> **Stated task**: Find how many lines hold the word "seaborn". Give only the number.
-.-.-
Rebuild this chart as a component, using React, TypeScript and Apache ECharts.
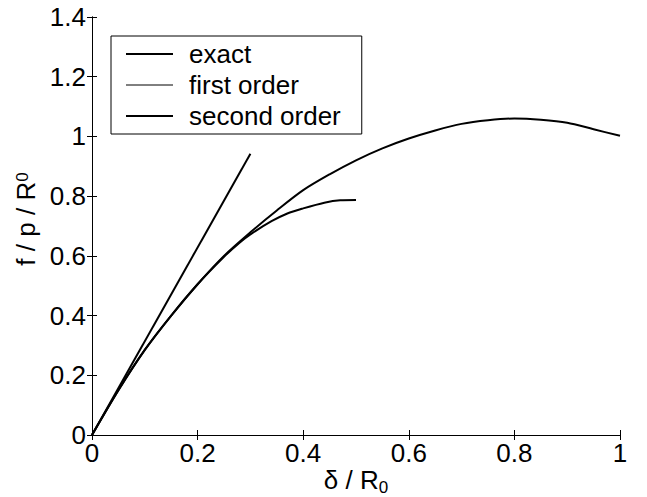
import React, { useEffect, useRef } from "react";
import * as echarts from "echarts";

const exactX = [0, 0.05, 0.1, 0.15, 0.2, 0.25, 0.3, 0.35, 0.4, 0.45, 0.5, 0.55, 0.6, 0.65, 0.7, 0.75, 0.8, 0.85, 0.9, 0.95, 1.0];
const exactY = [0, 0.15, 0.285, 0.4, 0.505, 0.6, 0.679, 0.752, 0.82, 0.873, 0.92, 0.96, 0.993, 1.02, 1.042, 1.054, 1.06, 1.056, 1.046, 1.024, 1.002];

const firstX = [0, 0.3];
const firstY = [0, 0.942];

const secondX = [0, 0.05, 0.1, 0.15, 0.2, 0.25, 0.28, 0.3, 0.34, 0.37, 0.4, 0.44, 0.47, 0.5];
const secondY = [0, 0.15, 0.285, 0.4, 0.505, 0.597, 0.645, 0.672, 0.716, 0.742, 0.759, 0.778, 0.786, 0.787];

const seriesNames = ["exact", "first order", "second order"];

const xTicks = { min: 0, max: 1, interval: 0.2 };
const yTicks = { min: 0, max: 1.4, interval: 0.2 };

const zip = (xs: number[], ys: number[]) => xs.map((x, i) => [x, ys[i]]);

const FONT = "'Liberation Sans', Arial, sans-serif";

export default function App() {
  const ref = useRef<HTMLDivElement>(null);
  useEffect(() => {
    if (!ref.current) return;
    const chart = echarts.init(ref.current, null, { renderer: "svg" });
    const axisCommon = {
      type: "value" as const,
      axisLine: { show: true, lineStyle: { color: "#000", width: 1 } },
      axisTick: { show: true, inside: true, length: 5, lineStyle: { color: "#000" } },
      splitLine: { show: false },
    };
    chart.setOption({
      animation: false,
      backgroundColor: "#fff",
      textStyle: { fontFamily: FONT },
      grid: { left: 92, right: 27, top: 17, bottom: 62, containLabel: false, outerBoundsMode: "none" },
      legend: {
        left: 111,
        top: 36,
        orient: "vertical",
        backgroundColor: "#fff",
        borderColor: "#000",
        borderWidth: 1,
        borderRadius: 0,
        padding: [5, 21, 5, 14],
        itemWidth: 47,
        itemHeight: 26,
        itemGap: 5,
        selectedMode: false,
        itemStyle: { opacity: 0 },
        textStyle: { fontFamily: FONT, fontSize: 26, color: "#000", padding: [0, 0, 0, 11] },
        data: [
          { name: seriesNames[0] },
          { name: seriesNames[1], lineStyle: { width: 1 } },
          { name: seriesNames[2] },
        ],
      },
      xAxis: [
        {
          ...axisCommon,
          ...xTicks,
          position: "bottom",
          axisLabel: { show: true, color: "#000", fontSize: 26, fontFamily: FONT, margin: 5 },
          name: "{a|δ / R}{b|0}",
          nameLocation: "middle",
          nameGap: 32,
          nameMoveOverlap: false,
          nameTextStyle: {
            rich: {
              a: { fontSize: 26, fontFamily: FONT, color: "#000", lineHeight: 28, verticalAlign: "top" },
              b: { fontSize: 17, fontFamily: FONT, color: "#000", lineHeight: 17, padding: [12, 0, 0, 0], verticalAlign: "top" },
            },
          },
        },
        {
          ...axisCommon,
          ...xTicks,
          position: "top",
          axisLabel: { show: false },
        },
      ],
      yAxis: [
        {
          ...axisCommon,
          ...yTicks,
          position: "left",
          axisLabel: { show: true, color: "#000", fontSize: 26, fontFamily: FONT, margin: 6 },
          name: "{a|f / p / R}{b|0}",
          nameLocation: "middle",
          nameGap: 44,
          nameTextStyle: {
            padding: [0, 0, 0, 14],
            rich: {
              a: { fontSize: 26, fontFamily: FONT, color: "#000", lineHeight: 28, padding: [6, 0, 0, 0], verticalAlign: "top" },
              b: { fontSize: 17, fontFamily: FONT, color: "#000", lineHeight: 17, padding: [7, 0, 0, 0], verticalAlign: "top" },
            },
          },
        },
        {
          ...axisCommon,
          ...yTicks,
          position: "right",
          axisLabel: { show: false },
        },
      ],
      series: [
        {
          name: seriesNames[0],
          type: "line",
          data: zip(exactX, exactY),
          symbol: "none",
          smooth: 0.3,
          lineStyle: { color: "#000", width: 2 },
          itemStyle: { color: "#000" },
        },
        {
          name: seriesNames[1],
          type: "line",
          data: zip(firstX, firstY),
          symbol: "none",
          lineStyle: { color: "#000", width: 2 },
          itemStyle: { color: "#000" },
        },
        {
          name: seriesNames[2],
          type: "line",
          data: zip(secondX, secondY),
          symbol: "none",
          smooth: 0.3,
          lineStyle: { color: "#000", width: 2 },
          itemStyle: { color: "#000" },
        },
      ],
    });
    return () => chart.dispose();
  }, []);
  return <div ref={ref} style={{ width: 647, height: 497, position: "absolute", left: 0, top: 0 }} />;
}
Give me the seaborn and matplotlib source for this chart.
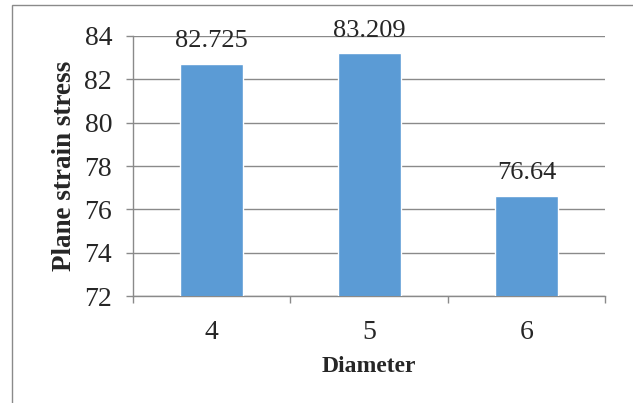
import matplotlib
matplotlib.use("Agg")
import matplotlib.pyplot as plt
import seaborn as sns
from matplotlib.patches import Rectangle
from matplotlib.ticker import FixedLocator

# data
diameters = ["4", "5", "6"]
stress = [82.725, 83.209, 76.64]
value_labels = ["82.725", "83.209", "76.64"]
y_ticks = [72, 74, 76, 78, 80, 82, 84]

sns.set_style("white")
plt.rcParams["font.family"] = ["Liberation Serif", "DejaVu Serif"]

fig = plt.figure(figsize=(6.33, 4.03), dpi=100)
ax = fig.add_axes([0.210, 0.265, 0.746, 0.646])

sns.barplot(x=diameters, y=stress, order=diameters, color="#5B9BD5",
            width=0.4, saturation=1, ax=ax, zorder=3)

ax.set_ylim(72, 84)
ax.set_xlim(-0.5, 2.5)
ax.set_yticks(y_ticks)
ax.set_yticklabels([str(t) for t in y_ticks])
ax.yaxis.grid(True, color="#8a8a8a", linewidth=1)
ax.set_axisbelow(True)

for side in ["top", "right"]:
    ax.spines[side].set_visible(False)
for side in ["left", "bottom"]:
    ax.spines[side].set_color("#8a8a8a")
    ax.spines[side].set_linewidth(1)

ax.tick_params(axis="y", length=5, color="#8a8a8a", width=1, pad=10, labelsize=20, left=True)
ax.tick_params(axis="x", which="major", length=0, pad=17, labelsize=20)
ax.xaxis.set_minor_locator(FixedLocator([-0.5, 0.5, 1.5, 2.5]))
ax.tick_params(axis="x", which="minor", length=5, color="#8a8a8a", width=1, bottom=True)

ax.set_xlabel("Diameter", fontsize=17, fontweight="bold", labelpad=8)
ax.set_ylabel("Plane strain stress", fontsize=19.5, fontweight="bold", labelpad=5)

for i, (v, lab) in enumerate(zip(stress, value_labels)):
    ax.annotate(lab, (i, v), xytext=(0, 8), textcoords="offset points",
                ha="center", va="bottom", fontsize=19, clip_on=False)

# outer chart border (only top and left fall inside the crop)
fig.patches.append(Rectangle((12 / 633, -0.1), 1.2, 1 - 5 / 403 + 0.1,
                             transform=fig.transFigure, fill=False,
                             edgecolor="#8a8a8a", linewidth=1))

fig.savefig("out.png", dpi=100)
-.-.-
> **Result**: 2